BOB GARFIELD: So who are these average, everyday downloaders of songs and movies? Until recently, we didn't know much about them, what they did or how they felt about it. Enter the Copy Culture Survey, one of the most extensive studies of digital media sharing to date. It turns out about 14 percent of Americans get the majority of their music and movies illegally but close to 50 percent have obtained some content illicitly, and that number rises sharply if you're 18 to 29 years old. Joe Karaganis is one of the authors of the Copy Culture Survey, and he says that on the question of attitudes towards file sharing that pirates have some surprisingly nuanced views.
JOE KARAGANIS: Most of our findings suggest that people understand copyright as a set of tradeoffs between creators and the public. Creators deserve rights of exploitation of the work they create but, at some point, it's also valuable for ideas and the creative work to circulate. The more it circulates, the more it enriches us in general and creates incentives for new work. This is sort of the bargain inherent in copyright. Most people recognize that tradeoff and struggle with it.
We did find that most people simply don't view infringement as a serious offense. You know, only 52 percent of the people in our US survey supported penalties of any kind for the downloading of a single movie or film. And then when you begin to break it down to the types of penalties that people think are appropriate, most of them will say that funds are an appropriate step, warnings are an appropriate step. Very few of them will propose stronger penalties, things like throttling your bandwidth so that your Internet is slower or disconnection from the Internet.
BOB GARFIELD: And as they download a film or a song, are they considering it a guilty pleasure? Do they feel some sense of mischief? What is their attitude about what their behavior actually is?
JOE KARAGANIS: Basically, we, we find that there’s a kind of public/private distinction that runs throughout attitudes toward copying and sharing. So, in general, there's a high degree of tolerance of sharing among friends and family and quite a bit less tolerance for sharing through large-scale file sharing services. So the, the catch, of course, is that for people under 30, for people who’ve grown up with Facebook and other social media, “friends” has become a very elastic concept.
[BOB LAUGHS]
So that’s really where the law is beginning to bump up against some very significant changes in how people interact and how they build their communities through, among other things, the sharing of media.
BOB GARFIELD: How did your respondents react to the idea of having their individual ISPs monitoring their online behavior?
JOE KARAGANIS: Well this, for me, was one of the most interesting findings of the study. There is majority support for copyright enforcement online. But the more conflicts you introduce into those questions, the lower support goes.

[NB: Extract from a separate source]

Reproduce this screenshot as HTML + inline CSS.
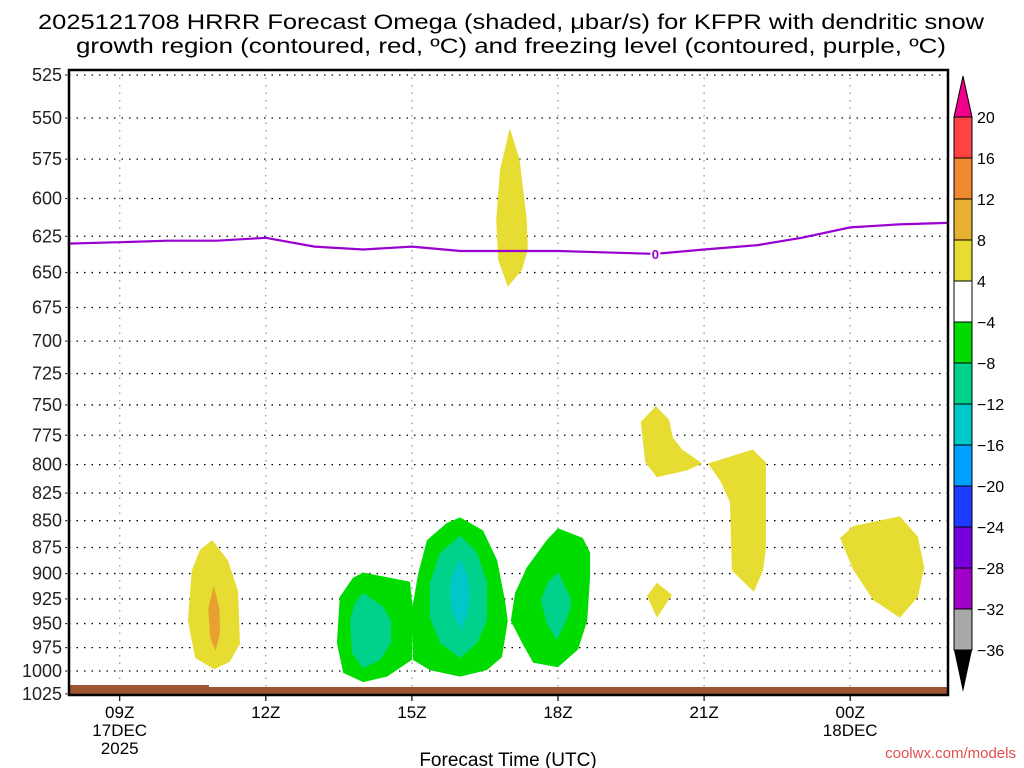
<!DOCTYPE html>
<html><head><meta charset="utf-8"><style>
html,body{margin:0;padding:0;background:#fff;}
svg{display:block;font-family:"Liberation Sans",sans-serif;}
</style></head><body>
<svg id="chart" width="1024" height="768" viewBox="0 0 1024 768">
<text x="511" y="29" text-anchor="middle" font-size="21" textLength="946" lengthAdjust="spacingAndGlyphs">2025121708 HRRR Forecast Omega (shaded, μbar/s) for KFPR with dendritic snow</text>
<text x="511" y="53" text-anchor="middle" font-size="21" textLength="870" lengthAdjust="spacingAndGlyphs">growth region (contoured, red, ºC) and freezing level (contoured, purple, ºC)</text>
<g id="grid"></g>
<g id="fills"></g>
<g id="lines"></g>
<g id="axes"></g>
<g id="cbar"></g>
<text x="508" y="766" text-anchor="middle" font-size="19">Forecast Time (UTC)</text>
<text x="1016" y="758" text-anchor="end" font-size="15" fill="#e05050">coolwx.com/models</text>
</svg>
<script>
const pressureTicks=[525,550,575,600,625,650,675,700,725,750,775,800,825,850,875,900,925,950,975,1000,1025];
const timeTicks=[9,12,15,18,21,24];
const timeLabels=[["09Z","17DEC","2025"],["12Z"],["15Z"],["18Z"],["21Z"],["00Z","18DEC"]];
const frzHours=[7.93,9,10,11,12,13,14,15,16,18,20,21,22.1,23,24,25,26];
const frzPres=[630,629,628,628,626,632,634,632,635,635,637,634,631,626,619,617,616];
const frzLabelHour=20; const frzLabelPres=637;
const cbarLevels=["20","16","12","8","4","−4","−8","−12","−16","−20","−24","−28","−32","−36"];
const cbarColors=["#ff4242","#f08a30","#e8b030","#e6dc32","#ffffff","#00dc00","#00d28c","#00c8c8","#00a0ff","#1e3cff","#7800dc","#a000c8","#a8a8a8"];
// shaded regions: [color, hours[], pressures[]]
const yel="#e6dc32",grn="#00dc00",tel="#00d28c",cyn="#00c8c8",org="#e8a030";
const regions=[
 [yel,[10.9,11.22,11.43,11.47,11.26,10.94,10.55,10.4,10.48,10.65],[868,887,917,971,990,998,986,947,897,877]],
 [org,[10.93,11.05,11.06,10.97,10.86,10.82],[912,935,960,978,965,935]],
 [yel,[17.01,17.21,17.36,17.38,17.26,16.97,16.77,16.73,16.81],[556,575,614,634,648,660,641,614,582]],
 [yel,[20.01,20.28,20.36,20.55,20.96,20.65,20.03,19.79,19.7],[751,762,777,787,799,805,811,798,764]],
 [yel,[21.08,22.0,22.27,22.27,22.21,22.02,21.57,21.53,21.33],[799,787,798,876,897,918,897,833,814]],
 [yel,[20.03,20.34,20.03,19.83],[909,921,944,922]],
 [yel,[23.79,24.06,25.02,25.39,25.52,25.39,25.02,24.47,24.06],[866,855,846,865,894,923,944,926,896]],
 [grn,[14.0,14.96,15.02,15.0,14.49,14.0,13.59,13.46,13.52,13.79],[899,908,936,988,1006,1012,1002,970,923,904]],
 [tel,[14.0,14.41,14.57,14.57,14.35,14.0,13.77,13.73,13.83],[919,933,947,970,988,997,981,947,929]],
 [grn,[15.99,16.46,16.75,16.91,16.97,16.85,16.54,15.99,15.37,15.02,15.0,15.13,15.31,15.72],[847,859,887,926,947,985,999,1006,999,988,936,900,868,852]],
 [tel,[15.99,16.34,16.54,16.54,16.34,15.99,15.58,15.37,15.37,15.58],[864,880,909,947,970,986,970,944,909,880]],
 [cyn,[15.99,16.15,16.19,16.15,16.01,15.84,15.78,15.82],[886,903,923,939,956,939,923,903]],
 [grn,[18.0,18.51,18.66,18.66,18.6,18.41,18.0,17.49,17.26,17.03,17.12,17.36,17.77],[857,866,880,903,947,977,996,991,970,947,919,894,868]],
 [tel,[18.0,18.25,18.27,18.14,17.98,17.77,17.65,17.79],[899,923,933,950,967,950,926,909]]
];
const NS="http://www.w3.org/2000/svg";
const X0=69,X1=948,Y0=70,Y1=695;
const H0=7.93,HPX=48.7;
function xs(h){return 71+(h-8)*HPX;}
function ys(p){return 75+925*Math.log(p/525);}
function mk(tag,attrs,parent){const e=document.createElementNS(NS,tag);for(const k in attrs)e.setAttribute(k,attrs[k]);parent.appendChild(e);return e;}
const grid=document.getElementById('grid'),fills=document.getElementById('fills'),lines=document.getElementById('lines'),axes=document.getElementById('axes'),cbar=document.getElementById('cbar');
// grid
pressureTicks.forEach(p=>{const y=ys(p);
 const l=mk('line',{x1:X0,x2:X1,y1:y,y2:y,stroke:'#000','stroke-width':1.3,'stroke-dasharray':'1.5 6'},grid);
 
 
});
timeTicks.forEach(h=>{const x=xs(h);
 const l=mk('line',{x1:x,x2:x,y1:Y0,y2:Y1,stroke:'#999','stroke-width':1.3,'stroke-dasharray':'1.5 6'},grid);
 
 
});
// fills
regions.forEach(r=>{
 const pts=r[1].map((h,i)=>xs(h).toFixed(1)+','+ys(r[2][i]).toFixed(1)).join(' ');
 const g=mk('polygon',{points:pts,fill:r[0]},fills);
 
 
});
// ground
const gr1=mk('rect',{x:X0,y:687,width:X1-X0,height:8,fill:'#9c5530'},fills);


const gr2=mk('rect',{x:X0,y:685,width:140,height:4,fill:'#9c5530'},fills);


// freezing line
const fpts=frzHours.map((h,i)=>xs(h).toFixed(1)+','+ys(frzPres[i]).toFixed(1)).join(' ');
const fl=mk('polyline',{points:fpts,fill:'none',stroke:'#9a00d0','stroke-width':2.2},lines);


const fbg=mk('rect',{x:xs(frzLabelHour)-5,y:ys(frzLabelPres)-7,width:10,height:14,fill:'#fff'},lines);


const ft=mk('text',{x:xs(frzLabelHour),y:ys(frzLabelPres)+5,'text-anchor':'middle','font-size':13,'font-weight':'bold',fill:'#9a00d0'},lines);
ft.textContent='0';


// axes
const fr=mk('rect',{x:X0,y:Y0,width:X1-X0,height:Y1-Y0,fill:'none',stroke:'#000','stroke-width':2.5},axes);


pressureTicks.forEach(p=>{const y=ys(p);
 const t=mk('line',{x1:X0-4,x2:X0,y1:y,y2:y,stroke:'#444','stroke-width':1.2},axes);
 
 
 const tx=mk('text',{x:X0-7,y:y+6,'text-anchor':'end','font-size':18,fill:'#222'},axes);
 tx.textContent=p;
 
 
});
timeTicks.forEach((h,i)=>{const x=xs(h);
 const t=mk('line',{x1:x,x2:x,y1:Y1,y2:Y1+6,stroke:'#000','stroke-width':1.2},axes);
 
 
 timeLabels[i].forEach((s,j)=>{
  const tx=mk('text',{x:x,y:718+j*18,'text-anchor':'middle','font-size':17},axes);
  tx.textContent=s;
  
  
 });
});
// colorbar
const CX=954,CW=18,CT=117,CB=650,bh=(CB-CT)/cbarColors.length;
const tri1=mk('polygon',{points:`${CX},${CT} ${CX+CW},${CT} ${CX+CW/2},76`,fill:'#f0008c',stroke:'#000','stroke-width':1},cbar);


const tri2=mk('polygon',{points:`${CX},${CB} ${CX+CW},${CB} ${CX+CW/2},692`,fill:'#000'},cbar);


cbarColors.forEach((c,i)=>{
 const r=mk('rect',{x:CX,y:CT+i*bh,width:CW,height:bh,fill:c,stroke:'#000','stroke-width':1},cbar);
 
 
});
cbarLevels.forEach((s,i)=>{
 const t=mk('text',{x:CX+CW+5,y:CT+i*bh+6,'font-size':16},cbar);
 t.textContent=s;
 
 
});
</script>
</body></html>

If you ask the question, would you support enforcement if it meant over-enforcement, then you’re already down to a 37 percent support rate. And under all existing models, filtering of content is over-filtering. There is no model that perfectly captures infringing material because what constitutes infringement is very much in flux and very – often very debatable.
BOB GARFIELD: One of the conflicts that we see when we talk about things like regulating file sharing is the conflict between the practical means of limiting this kind of online behavior and the surveillance methods that it takes to follow what people are up. Can this ever be reconciled?
JOE KARAGANIS: This is really the question that comes up in looking at the Copyright Alert System. The Copyright Alert System engages in surveillance of certain kinds of Internet use. If you’re using a peer-to-peer network, it's very likely to flag you, and you may get a warning as a result.
But everybody knows that that will simply drive people to other less observable forms of file sharing. There are streaming systems that you can share face to face. You can share through Dropbox, you can share through email. And so the enforcement question becomes how much further do want to go to go to surveill other kinds of Internet activity and other forms of use of people's computers?
So I’m less concerned about the Copyright Alert System than I am about what happens after it fails. The fact that it's almost guaranteed to fail to produce the kind of impact that its proponents want just sets up the next conversation, and now we’ve set a precedent for surveilling people’s activity. We think people value privacy higher than they value copyright enforcement.
BOB GARFIELD: Clearly, the people you surveyed are conflicted as to what to do and what the society should do. But one thing they seem to show is that they're willing to pay for the opportunity to have universal access, along the lines of a Netflix model. Could you give me more details?
JOE KARAGANIS: Sure. Well, we, we found that there’s, in general, a very high willingness to pay for, you know, legal convenient media and, in fact, the highest among those people who do the most file sharing. This has turned into a bit of a hot potato as people pick up the report because it doesn't conform to some of the ideas about what piracy is.
For most of the last decade, there just weren’t very good means of music discovery and, you know, the possibility of a kind of universal jukebox. That's beginning to change. So people who, in our survey, said yes, they pirate also said that they do so less because of the emergence of these legal means of discovery and listening to large databases of music.
BOB GARFIELD: Joe, thank you very much.
JOE KARAGANIS: Thank you.
BOB GARFIELD: Joe Karaganis is vice president of the American Assembly, a public policy institute at Columbia University.